• **Data extract**
%%

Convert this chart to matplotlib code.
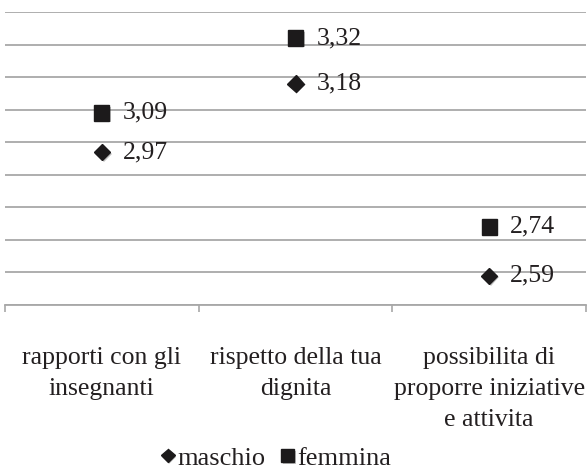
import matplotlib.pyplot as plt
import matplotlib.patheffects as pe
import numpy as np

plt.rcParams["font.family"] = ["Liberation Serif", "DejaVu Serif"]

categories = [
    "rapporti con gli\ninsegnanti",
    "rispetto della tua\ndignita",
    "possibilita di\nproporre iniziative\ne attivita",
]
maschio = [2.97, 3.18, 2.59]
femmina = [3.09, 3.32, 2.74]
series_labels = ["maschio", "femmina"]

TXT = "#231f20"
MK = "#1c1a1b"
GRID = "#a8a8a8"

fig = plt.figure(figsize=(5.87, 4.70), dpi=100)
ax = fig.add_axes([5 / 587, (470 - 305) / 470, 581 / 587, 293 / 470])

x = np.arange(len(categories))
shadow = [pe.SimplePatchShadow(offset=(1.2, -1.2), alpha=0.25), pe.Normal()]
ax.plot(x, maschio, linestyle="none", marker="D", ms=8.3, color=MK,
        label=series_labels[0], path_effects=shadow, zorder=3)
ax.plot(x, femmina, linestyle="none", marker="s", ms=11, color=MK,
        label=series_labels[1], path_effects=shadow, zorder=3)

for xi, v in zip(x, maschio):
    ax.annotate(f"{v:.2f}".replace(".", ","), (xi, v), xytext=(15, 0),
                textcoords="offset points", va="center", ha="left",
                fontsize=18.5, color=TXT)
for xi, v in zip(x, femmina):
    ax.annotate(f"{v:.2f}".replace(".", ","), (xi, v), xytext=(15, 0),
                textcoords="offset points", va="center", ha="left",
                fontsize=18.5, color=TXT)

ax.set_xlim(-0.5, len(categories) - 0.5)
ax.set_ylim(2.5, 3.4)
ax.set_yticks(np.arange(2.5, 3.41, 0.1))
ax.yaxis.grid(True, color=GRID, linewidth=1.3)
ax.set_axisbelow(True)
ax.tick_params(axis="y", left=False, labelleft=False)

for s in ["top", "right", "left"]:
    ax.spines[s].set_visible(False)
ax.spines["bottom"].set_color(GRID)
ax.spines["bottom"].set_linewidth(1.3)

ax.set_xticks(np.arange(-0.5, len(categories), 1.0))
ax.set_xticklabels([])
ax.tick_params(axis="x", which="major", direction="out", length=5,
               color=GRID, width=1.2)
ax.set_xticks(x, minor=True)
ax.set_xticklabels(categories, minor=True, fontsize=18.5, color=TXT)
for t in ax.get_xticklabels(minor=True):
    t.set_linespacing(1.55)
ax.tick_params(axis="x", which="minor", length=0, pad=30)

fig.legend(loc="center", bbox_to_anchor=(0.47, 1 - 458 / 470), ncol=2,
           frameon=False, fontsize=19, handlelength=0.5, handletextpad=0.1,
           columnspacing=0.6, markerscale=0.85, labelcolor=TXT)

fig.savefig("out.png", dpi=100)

%%

• **Directions**
Transcribe the whole listing exactly. Pictures stay out of your copy.

• **Final answer**
Convert this chart to matplotlib code.
import matplotlib.pyplot as plt
import matplotlib.patheffects as pe
import numpy as np

plt.rcParams["font.family"] = ["Liberation Serif", "DejaVu Serif"]

categories = [
    "rapporti con gli\ninsegnanti",
    "rispetto della tua\ndignita",
    "possibilita di\nproporre iniziative\ne attivita",
]
maschio = [2.97, 3.18, 2.59]
femmina = [3.09, 3.32, 2.74]
series_labels = ["maschio", "femmina"]

TXT = "#231f20"
MK = "#1c1a1b"
GRID = "#a8a8a8"

fig = plt.figure(figsize=(5.87, 4.70), dpi=100)
ax = fig.add_axes([5 / 587, (470 - 305) / 470, 581 / 587, 293 / 470])

x = np.arange(len(categories))
shadow = [pe.SimplePatchShadow(offset=(1.2, -1.2), alpha=0.25), pe.Normal()]
ax.plot(x, maschio, linestyle="none", marker="D", ms=8.3, color=MK,
        label=series_labels[0], path_effects=shadow, zorder=3)
ax.plot(x, femmina, linestyle="none", marker="s", ms=11, color=MK,
        label=series_labels[1], path_effects=shadow, zorder=3)

for xi, v in zip(x, maschio):
    ax.annotate(f"{v:.2f}".replace(".", ","), (xi, v), xytext=(15, 0),
                textcoords="offset points", va="center", ha="left",
                fontsize=18.5, color=TXT)
for xi, v in zip(x, femmina):
    ax.annotate(f"{v:.2f}".replace(".", ","), (xi, v), xytext=(15, 0),
                textcoords="offset points", va="center", ha="left",
                fontsize=18.5, color=TXT)

ax.set_xlim(-0.5, len(categories) - 0.5)
ax.set_ylim(2.5, 3.4)
ax.set_yticks(np.arange(2.5, 3.41, 0.1))
ax.yaxis.grid(True, color=GRID, linewidth=1.3)
ax.set_axisbelow(True)
ax.tick_params(axis="y", left=False, labelleft=False)

for s in ["top", "right", "left"]:
    ax.spines[s].set_visible(False)
ax.spines["bottom"].set_color(GRID)
ax.spines["bottom"].set_linewidth(1.3)

ax.set_xticks(np.arange(-0.5, len(categories), 1.0))
ax.set_xticklabels([])
ax.tick_params(axis="x", which="major", direction="out", length=5,
               color=GRID, width=1.2)
ax.set_xticks(x, minor=True)
ax.set_xticklabels(categories, minor=True, fontsize=18.5, color=TXT)
for t in ax.get_xticklabels(minor=True):
    t.set_linespacing(1.55)
ax.tick_params(axis="x", which="minor", length=0, pad=30)

fig.legend(loc="center", bbox_to_anchor=(0.47, 1 - 458 / 470), ncol=2,
           frameon=False, fontsize=19, handlelength=0.5, handletextpad=0.1,
           columnspacing=0.6, markerscale=0.85, labelcolor=TXT)

fig.savefig("out.png", dpi=100)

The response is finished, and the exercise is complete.